Aux affaires sociales
Sa traversée du désert dure deux ans… Deux longues années éprouvantes, éclairées par les mains tendues de quelques amis.
1980: les choses se remettent en branle dans le pays. Un nouveau gouvernement se forme. Suite aux événements de 1978, et de surcroît après la crise de Gafsa , il faut impérativement apaiser le pays. On prône l’ouverture, on rappelle des «démissionnés».
Il accepte une fonction de conseiller au sein du cabinet du ministre des Affaires sociales, M. Mohamed Ennaceur.
La première mission qu’on lui confie l’enthousiasme: reprendre langue avec l’Ugtt, la centrale syndicale historique dirigée par Habib Achour, alors en prison avec ses camarades du bureau exécutif et plusieurs dizaines de cadres. Dans la plus grande discrétion, jour et nuit, il était à l’œuvre, aboutissant à la libération, le 1er mai 1981, de tous les hauts dirigeants de l’Ugtt, puis le placement d’Achour en résidence surveillée avant son affranchissement total.

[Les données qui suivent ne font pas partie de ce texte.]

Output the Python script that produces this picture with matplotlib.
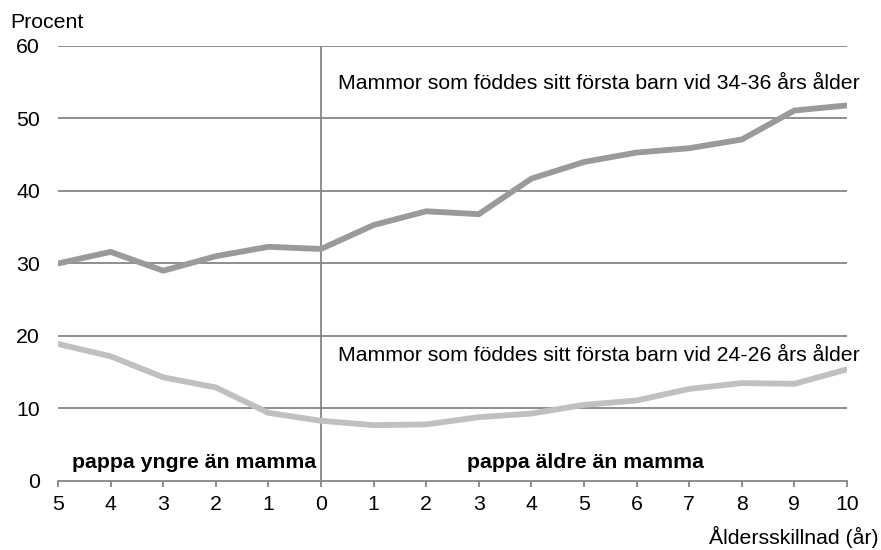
import matplotlib
matplotlib.use('Agg')
import matplotlib.pyplot as plt
import numpy as np

plt.rcParams['font.family'] = ['Liberation Sans', 'DejaVu Sans']

# age difference: negative = pappa younger
age_diff = list(range(-5, 11))
tick_labels = [str(abs(v)) for v in age_diff]

mothers_34_36 = [30.0, 31.6, 29.0, 31.0, 32.3, 32.0, 35.3, 37.2, 36.8, 41.7,
                 44.0, 45.3, 45.9, 47.1, 51.1, 51.8]
mothers_24_26 = [18.9, 17.2, 14.3, 12.9, 9.4, 8.3, 7.7, 7.8, 8.8, 9.3,
                 10.5, 11.1, 12.7, 13.5, 13.4, 15.4]

label_upper = 'Mammor som föddes sitt första barn vid 34-36 års ålder'
label_lower = 'Mammor som föddes sitt första barn vid 24-26 års ålder'

GRID = '#868686'
FS = 15.3

fig = plt.figure(figsize=(8.81, 5.5), dpi=100)
ax = fig.add_axes([0.0658, 0.1255, 0.8956, 0.7909])

for yv in range(10, 61, 10):
    ax.axhline(yv, color=GRID, lw=1.3, zorder=1)
ax.axvline(0, color=GRID, lw=1.3, zorder=1)

ax.plot(age_diff, mothers_34_36, color='#9a9a9a', lw=4.2, zorder=3,
        solid_joinstyle='miter')
ax.plot(age_diff, mothers_24_26, color='#c0c0c0', lw=4.2, zorder=3,
        solid_joinstyle='miter')

ax.set_xlim(-5, 10)
ax.set_ylim(0, 60)
ax.set_xticks(age_diff)
ax.set_xticklabels(tick_labels, fontsize=FS)
ax.set_yticks(range(0, 61, 10))
ax.set_yticklabels([str(v) for v in range(0, 61, 10)], fontsize=FS)
ax.tick_params(axis='y', length=0, pad=13)
ax.tick_params(axis='x', length=4, color=GRID, width=1.3, pad=6)

for s in ['top', 'right', 'left']:
    ax.spines[s].set_visible(False)
ax.spines['bottom'].set_color(GRID)
ax.spines['bottom'].set_linewidth(1.3)

ax.text(0.33, 54.8, label_upper, fontsize=FS, ha='left', va='center')
ax.text(0.33, 17.3, label_lower, fontsize=FS, ha='left', va='center')
ax.text(-4.73, 2.5, 'pappa yngre än mamma', fontsize=FS, fontweight='bold',
        ha='left', va='center')
ax.text(2.78, 2.5, 'pappa äldre än mamma', fontsize=FS, fontweight='bold',
        ha='left', va='center')

fig.text(10 / 881, 1 - 23 / 550, 'Procent', fontsize=FS, ha='left', va='center')
fig.text(879 / 881, 1 - 537 / 550, 'Åldersskillnad (år)', fontsize=FS,
         ha='right', va='center')

fig.savefig('out.png', dpi=100, facecolor='white')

Au cours de ces années-là, il noue des amitiés indéfectibles: feu Tahar Azaiez, Mohamed Karboul, Slaheddine El Abed, Naceur Gharbi, Frej Souissi, Brahim Jameleddine, Taoufik Habaieb, alors jeune attaché de presse, tant de visages, de rencontres…Mais le souvenir du 26 janvier le hante. Il décide qu’il prendra seul les rênes de sa vie. Il s’inscrit au barreau de Tunis. Il a 45 ans. Une nouvelle carrière commence.

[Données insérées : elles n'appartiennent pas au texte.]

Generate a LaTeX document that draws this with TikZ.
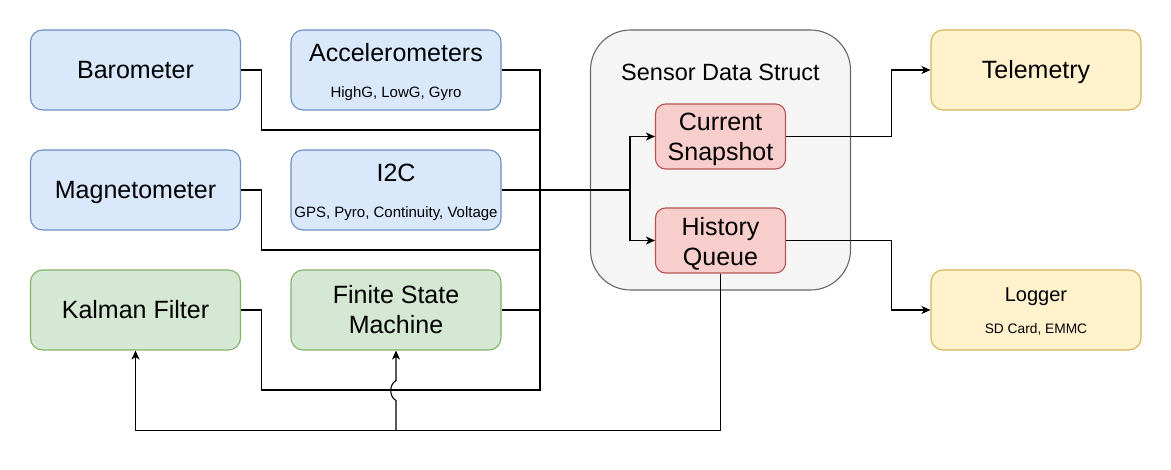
\documentclass[tikz,border=0pt]{standalone}
\usepackage{fontspec}
\setmainfont{Liberation Sans}
\usepackage{xcolor}
\usetikzlibrary{arrows.meta}
\definecolor{bluefill}{HTML}{DAE8FC}
\definecolor{bluedraw}{HTML}{6C8EBF}
\definecolor{greenfill}{HTML}{D5E8D4}
\definecolor{greendraw}{HTML}{82B366}
\definecolor{redfill}{HTML}{F8CECC}
\definecolor{reddraw}{HTML}{B85450}
\definecolor{yellowfill}{HTML}{FFF2CC}
\definecolor{yellowdraw}{HTML}{D6B656}
\definecolor{grayfill}{HTML}{F5F5F5}
\definecolor{graydraw}{HTML}{666666}

\begin{document}
\begin{tikzpicture}[x=1pt,y=-1pt,line width=1.1pt,
  >={Stealth[length=9pt,width=8pt,inset=2.5pt]},
  box/.style={draw,rounded corners=12pt,minimum width=210pt,minimum height=80pt,
    inner sep=0pt,align=center,font=\fontsize{25}{30}\selectfont},
  onel/.style={text height=18pt,text depth=0pt},
  bluebox/.style={box,fill=bluefill,draw=bluedraw},
  greenbox/.style={box,fill=greenfill,draw=greendraw},
  yellowbox/.style={box,fill=yellowfill,draw=yellowdraw},
  redbox/.style={box,fill=redfill,draw=reddraw,rounded corners=10pt,
    minimum width=130pt,minimum height=65pt},
  structbox/.style={draw=graydraw,fill=grayfill,rounded corners=40pt,
    minimum width=260pt,minimum height=260pt},
  title/.style={anchor=base,inner sep=0pt,font=\fontsize{25}{30}\selectfont},
  sub/.style={anchor=base,inner sep=0pt,font=\fontsize{15}{18}\selectfont},
  twoline/.style={inner sep=0pt,align=center,font=\fontsize{25}{30}\selectfont}]
  \useasboundingbox (0,0) rectangle (1171,470);

  \node (baro) [bluebox,onel] at (135.5,70) {Barometer};
  \node (acc) [bluebox] at (396,70) {};
  \node (mag) [bluebox,onel] at (135.5,190) {Magnetometer};
  \node (i2c) [bluebox] at (396,190) {};
  \node (kal) [greenbox,onel] at (135.5,310) {Kalman Filter};
  \node (fsm) [greenbox] at (396,310) {Finite State\\Machine};
  \node (sds) [structbox] at (720.5,160) {};
  \node (curr) [redbox] at (720.5,136.5) {};
  \node (hist) [redbox] at (720.5,240.5) {};
  \node (tele) [yellowbox,onel] at (1036,70) {Telemetry};
  \node (log) [yellowbox] at (1036,310) {};

  \path (acc.center) +(0,-8) node (acct) [title] {Accelerometers};
  \path (acc.center) +(0,27.5) node (accs) [sub] {HighG, LowG, Gyro};
  \path (i2c.center) +(0,-8) node (i2ct) [title] {I2C};
  \path (i2c.center) +(0,27.5) node (i2cs) [sub] {GPS, Pyro, Continuity, Voltage};
  \path (sds.north) +(0,51) node (sdst) [title,font=\fontsize{23.5}{28}\selectfont] {Sensor Data Struct};
  \path (curr.center) +(0,3) node (currt) [twoline] {Current\\Snapshot};
  \path (hist.center) +(0,3) node (histt) [twoline] {History\\Queue};
  \path (log.center) +(0,-8) node (logt) [title,font=\fontsize{20}{24}\selectfont] {Logger};
  \path (log.center) +(0,24) node (logs) [sub,font=\fontsize{13.75}{16.5}\selectfont] {SD Card, EMMC};

  \coordinate (bus) at (540,190);
  \coordinate (split) at (630,190);
  \draw (acc.east) -| (bus);
  \draw (baro.east) -- ++(20,0) |- (540,130);
  \draw (mag.east) -- ++(20,0) |- (540,250);
  \draw (kal.east) -- ++(20,0) |- (540,390) -- (bus);
  \draw (fsm.east) -- (fsm.east -| bus);
  \draw (i2c.east) -- (split);
  \draw[->] (split) |- (curr.west);
  \draw[->] (split) |- (hist.west);

  \draw[->] (curr.east) -- ++(105,0) |- (tele.west);
  \draw[->] (hist.east) -- ++(105,0) |- (log.west);

  \draw[->] (hist.south) -- ++(0,157) coordinate (fb) -| (kal.south);
  \draw[->] (fb -| fsm.south) -- ++(0,-30)
    .. controls +(-7,-4) and +(-7,4) .. ++(0,-20) -- (fsm.south);
\end{tikzpicture}
\end{document}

Avocat au barreau de Tunis
Il endosse sa robe d’avocat, se replonge dans ses livres de droit, ses vieilles passions familières. Mais il est de l’autre côté désormais. Il est avocat conseil de l’ambassade d’Autriche un temps, puis de l’ambassade de Suisse pendant de longues années. Il découvre un autre métier, se crée de nouvelles habitudes. Tous les matins, il prend son café chez le bâtonnier, Maître Lazhar Karoui Echebbi, son grand ami. Un grand nombre de ses amis d’autrefois sont encore aux affaires. Bien qu’à l’écart des centres de décision, il se plaît à jouer un rôle de «pacificateur» entre hommes de différentes sensibilités. Car il aime les gens. Il se nourrit de leur présence. Il leur donne en retour son rire reconnaissable entre tous, sa chaleur.

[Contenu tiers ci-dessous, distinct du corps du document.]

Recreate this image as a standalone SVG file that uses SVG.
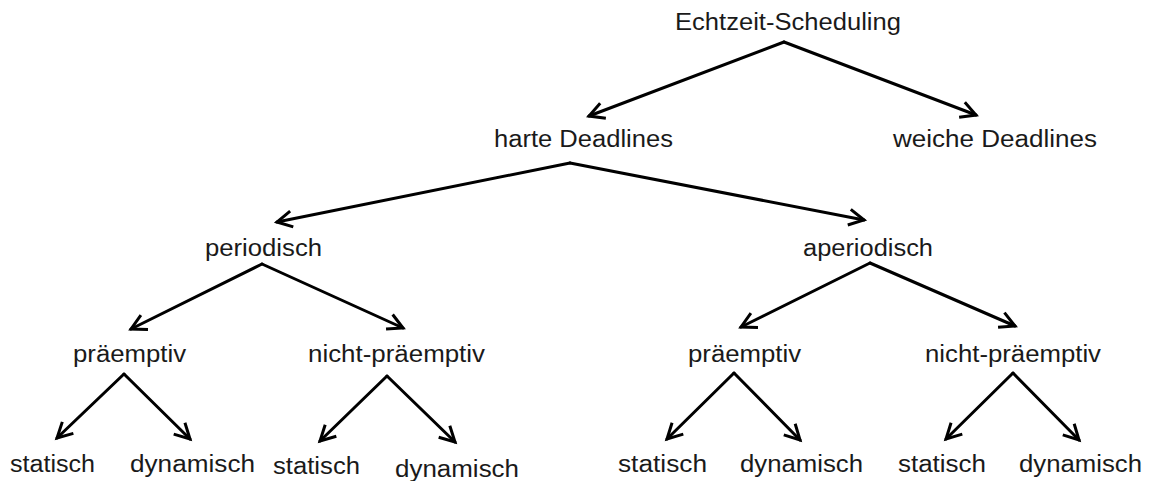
<svg xmlns="http://www.w3.org/2000/svg" width="1156" height="481" viewBox="0 0 1156 481">
  <style>
    .lbl { font-family: "Liberation Sans", Arial, sans-serif; font-size: 23px; fill: #1a1a1a; }
    .edge { stroke: #000; stroke-width: 3; fill: none; stroke-linecap: round; marker-end: url(#arrow); }
  </style>
  <defs>
    <marker id="arrow" markerUnits="userSpaceOnUse" viewBox="-18 -11 22 22" refX="0" refY="0" markerWidth="22" markerHeight="22" orient="auto">
      <path d="M -15 -8 L 0 0 L -15 8" fill="none" stroke="#000" stroke-width="3" stroke-linejoin="miter"/>
    </marker>
  </defs>
  <rect width="1156" height="481" fill="#fff"/>

  <g id="connectors">
    <line class="edge" x1="784" y1="42" x2="589" y2="116"/>
    <line class="edge" x1="784" y1="42" x2="976" y2="115"/>
    <line class="edge" x1="570" y1="163" x2="277" y2="222"/>
    <line class="edge" x1="570" y1="163" x2="864" y2="220"/>
    <line class="edge" x1="262" y1="264" x2="131" y2="329"/>
    <line class="edge" x1="262" y1="264" x2="403" y2="328"/>
    <line class="edge" x1="870" y1="263" x2="741" y2="327"/>
    <line class="edge" x1="870" y1="263" x2="1015" y2="326"/>
    <line class="edge" x1="124" y1="374" x2="57" y2="438"/>
    <line class="edge" x1="124" y1="374" x2="190" y2="439"/>
    <line class="edge" x1="387" y1="376" x2="320" y2="441"/>
    <line class="edge" x1="387" y1="376" x2="455" y2="442"/>
    <line class="edge" x1="734" y1="373" x2="667" y2="439"/>
    <line class="edge" x1="734" y1="373" x2="800" y2="440"/>
    <line class="edge" x1="1013" y1="373" x2="946" y2="439"/>
    <line class="edge" x1="1013" y1="373" x2="1079" y2="440"/>
  </g>

  <g id="echtzeit-scheduling"><text class="lbl" x="675" y="30" textLength="226" lengthAdjust="spacingAndGlyphs">Echtzeit-Scheduling</text></g>
  <g id="harte-deadlines"><text class="lbl" x="494" y="147" textLength="179" lengthAdjust="spacingAndGlyphs">harte Deadlines</text></g>
  <g id="weiche-deadlines"><text class="lbl" x="893" y="147" textLength="204" lengthAdjust="spacingAndGlyphs">weiche Deadlines</text></g>
  <g id="periodisch"><text class="lbl" x="205" y="256" textLength="117" lengthAdjust="spacingAndGlyphs">periodisch</text></g>
  <g id="aperiodisch"><text class="lbl" x="803" y="256" textLength="130" lengthAdjust="spacingAndGlyphs">aperiodisch</text></g>

  <g id="p-praeemptiv"><text class="lbl" x="73" y="362" textLength="113" lengthAdjust="spacingAndGlyphs">präemptiv</text></g>
  <g id="p-nicht-praeemptiv"><text class="lbl" x="308" y="362" textLength="177" lengthAdjust="spacingAndGlyphs">nicht-präemptiv</text></g>
  <g id="a-praeemptiv"><text class="lbl" x="688" y="362" textLength="113" lengthAdjust="spacingAndGlyphs">präemptiv</text></g>
  <g id="a-nicht-praeemptiv"><text class="lbl" x="925" y="362" textLength="176" lengthAdjust="spacingAndGlyphs">nicht-präemptiv</text></g>

  <g id="pp-statisch"><text class="lbl" x="10" y="472" textLength="85" lengthAdjust="spacingAndGlyphs">statisch</text></g>
  <g id="pp-dynamisch"><text class="lbl" x="130" y="472" textLength="125" lengthAdjust="spacingAndGlyphs">dynamisch</text></g>
  <g id="pn-statisch"><text class="lbl" x="273" y="474" textLength="87" lengthAdjust="spacingAndGlyphs">statisch</text></g>
  <g id="pn-dynamisch"><text class="lbl" x="395" y="477" textLength="124" lengthAdjust="spacingAndGlyphs">dynamisch</text></g>
  <g id="ap-statisch"><text class="lbl" x="618" y="472" textLength="89" lengthAdjust="spacingAndGlyphs">statisch</text></g>
  <g id="ap-dynamisch"><text class="lbl" x="740" y="472" textLength="123" lengthAdjust="spacingAndGlyphs">dynamisch</text></g>
  <g id="an-statisch"><text class="lbl" x="898" y="472" textLength="88" lengthAdjust="spacingAndGlyphs">statisch</text></g>
  <g id="an-dynamisch"><text class="lbl" x="1019" y="472" textLength="123" lengthAdjust="spacingAndGlyphs">dynamisch</text></g>
</svg>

7 novembre 1987: coup d’Etat
Loin des méandres du pouvoir, lui suit son chemin. Le pays suit son destin. Les veillées demeurent égayées par la présence de ses amis, comme feu le grand poète Midani Ben Salah, ou le juriste Mokhtar Ben Jemaa. Peu à peu, il ralentit son rythme de travail et sa vie sociale se concentre sur ses amis intimes, sa famille, ses petits-enfants. À l’automne d’une vie, le temps est trop précieux. On distingue enfin l’essentiel de l’important.
14 janvier 2011. Il voit des visages familiers revenir au-devant de la scène politique. Lui n’éprouve plus le désir de livrer de nouvelles batailles. Il n’en ressent ni l’envie, ni la force. Peut-être qu’au crépuscule de son existence, finit-on par comprendre la dernière phrase de Candide de Voltaire qu’il se plaisait tant à citer : «ceci est bien dit, mais il faut cultiver notre jardin». Voilà. C’est le printemps. Tu rejoins dix ans et un jour plus tard ton jeune frère Mahmoud. Sa perte inattendue t’avait cruellement affecté, il te manquait tant. Une vie. Ces quatre-vingt-deux années sont passées comme un éclair, comme un songe.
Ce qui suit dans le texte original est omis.